The US has extended its current tariff regime on Chinese imports for a further 90 days, keeping duties in place until November 10.
It’s been widely reported that the latest development is aimed at buying more time for trade negotiations between Washington and Beijing.
Under the arrangement, US tariffs on Chinese goods will remain at 30% while China’s reciprocal levies will stay at 10%.
The decision comes as the world’s two largest economies continue to seek common ground after years of fractious trade relations that have disrupted global supply chains.
It’s a welcome development for US importers, says Jensen, adding it offers them a clearer short-term trading outlook.

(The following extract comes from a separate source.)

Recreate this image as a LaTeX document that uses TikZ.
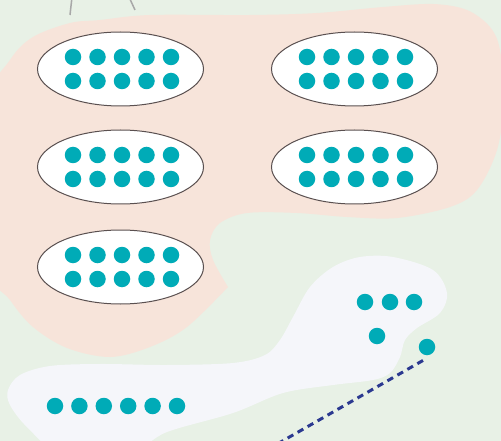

Although the greater certainty could spur a temporary rise in Transpacific spot shipping rates in the run-up to the all-important holiday retail season.
While news of the tariff postponement spreads through the market, Kuehne+Nagel reports that container loadings on routes to the US West Coast remained steady in early August.
In its latest ocean freight market update, the freight forwarding multinational says, by contrast, the East Coast is facing significant loading pressure with fierce competition for cargo space.
It is seen as a sign of ongoing strain in maritime freight markets despite the temporary tariff reprieve.
The latest 90-day pause extension is widely regarded as a tactical pause rather than a breakthrough.
Analysts suggest it may allow both sides to continue talks without further escalation but warn that underlying disagreements about market access, intellectual property rights and state subsidies remain unresolved.
A lasting settlement, they say, could still be months away, leaving shippers, manufacturers and retailers to navigate an uncertain trading environment well into 2026.